Curtin’s motives are unknown, but what he is attempting to accomplish amounts to nothing more than protectionism and anticompetitive behavior in a town not noted for its business friendliness or open-mindedness. The fact that the current ordinance was passed was amazing. The fact that it’s too restrictive and too expensive is something that needs to be remedied – not worsened. Tucker Curtin’s restaurants aren’t able to compete effectively with sliders from the Knight Slider truck, so he is going to war.

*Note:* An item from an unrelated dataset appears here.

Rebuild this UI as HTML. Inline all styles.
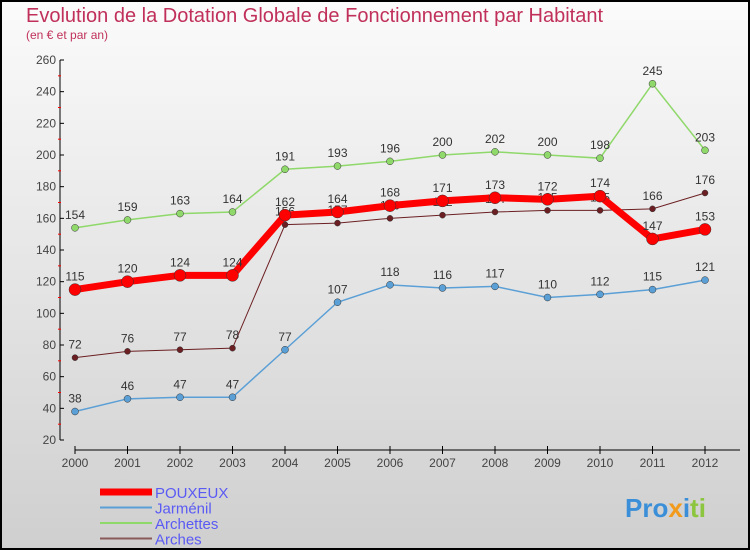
<!DOCTYPE html>
<html><head><meta charset="utf-8"><style>
body{margin:0}
#c{width:750px;height:550px;position:relative;overflow:hidden;font-family:"Liberation Sans",sans-serif}
</style></head><body>
<div id="c">
<svg id="s" width="750" height="550">
<defs><linearGradient id="bg" x1="0" y1="0" x2="0" y2="1"><stop offset="0" stop-color="#fbfbfb"/><stop offset="1" stop-color="#cfcfcf"/></linearGradient></defs>
<rect x="1" y="1" width="748" height="548" fill="url(#bg)" stroke="#000" stroke-width="2"/>
<text x="26" y="22" font-size="20" fill="#c0305a">Evolution de la Dotation Globale de Fonctionnement par Habitant</text>
<text x="26" y="39" font-size="12" fill="#c0305a">(en € et par an)</text>
<g id="g"></g>
<text x="625" y="517" font-size="26" font-weight="bold" fill="#3b8fd8">Pro<tspan fill="#f29a1b">x</tspan><tspan fill="#3b8fd8">i</tspan><tspan fill="#8cc63f">ti</tspan></text>
</svg>
</div>
<script>
const years=["2000","2001","2002","2003","2004","2005","2006","2007","2008","2009","2010","2011","2012"];
const pouxeux=[115,120,124,124,162,164,168,171,173,172,174,147,153];
const jarmenil=[38,46,47,47,77,107,118,116,117,110,112,115,121];
const archettes=[154,159,163,164,191,193,196,200,202,200,198,245,203];
const arches=[72,76,77,78,156,157,160,162,164,165,165,166,176];
const yTicks=[20,40,60,80,100,120,140,160,180,200,220,240,260];
const NS="http://www.w3.org/2000/svg";
const g=document.getElementById('g');
const X=i=>75+i*52.5;
const Y=v=>440-(v-20)*380/240;
function mk(t,a,p){const e=document.createElementNS(NS,t);for(const k in a)e.setAttribute(k,a[k]);(p||g).appendChild(e);return e;}
let e=mk('line',{x1:60,y1:60,x2:60,y2:440,stroke:'#000'});

e=mk('line',{x1:75,y1:450,x2:740,y2:450,stroke:'#000'});

yTicks.forEach((v,i)=>{
  mk('line',{x1:60,y1:Y(v),x2:64,y2:Y(v),stroke:'#000'});
  if(i<yTicks.length-1)mk('line',{x1:58,y1:Y(v+10),x2:61,y2:Y(v+10),stroke:'#f00'});
  const t=mk('text',{x:56,y:Y(v)+4,'font-size':12,fill:'#444','text-anchor':'end'});t.textContent=v;
  
});
years.forEach((y,i)=>{
  mk('line',{x1:X(i),y1:446,x2:X(i),y2:454,stroke:'#000'});
  const t=mk('text',{x:X(i),y:467,'font-size':12,fill:'#444','text-anchor':'middle'});t.textContent=y;
  
});
const series=[
 {n:'arches',d:arches,c:'#6b1f22',w:1,r:3,lab:true},
 {n:'jarmenil',d:jarmenil,c:'#5a9fd6',w:1.5,r:3.5,lab:true},
 {n:'archettes',d:archettes,c:'#8fd86a',w:1.5,r:3.5,lab:true},
 {n:'pouxeux',d:pouxeux,c:'#f00',w:7,r:6,lab:true}];
series.forEach(s=>{
  const grp=mk('g',{});
  mk('polyline',{points:s.d.map((v,i)=>X(i)+','+Y(v)).join(' '),fill:'none',stroke:s.c,'stroke-width':s.w},grp);
  s.d.forEach((v,i)=>{
    const p=mk('circle',{cx:X(i),cy:Y(v),r:s.r,fill:s.c,stroke:'#333','stroke-width':0.5},grp);
    
    const t=mk('text',{x:X(i),y:Y(v)-9,'font-size':12,fill:'#333','text-anchor':'middle'},grp);t.textContent=v;
    
  });
});
const leg=[['POUXEUX','#f00',7],['Jarménil','#5a9fd6',2],['Archettes','#8fd86a',2],['Arches','#8a5a5a',2]];
leg.forEach((l,i)=>{
  const y=492+i*15.5;
  const lg=mk('g',{});
  mk('line',{x1:100,y1:y,x2:152,y2:y,stroke:l[1],'stroke-width':l[2]},lg);
  const t=mk('text',{x:155,y:y+6,'font-size':15,fill:'#5a5af5'},lg);t.textContent=l[0];
});
</script>
</body></html>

I don’t quite want to hear about how Curtin has the right to say or lobby for what he wants. I don’t quite want to hear that he may have a point. He does have the right to agitate for what he wants, and I have a right to despise what he wants and to criticize it. Likewise, I don’t think he has a point at all. If your restaurant serves food that is so forgettably mediocre that a slider truck cleans your clock, maybe you should step up your game instead of lobbying your pals on the Common Council to punish your competition. It is, quite frankly, a prime example of what’s wrong with Buffalo.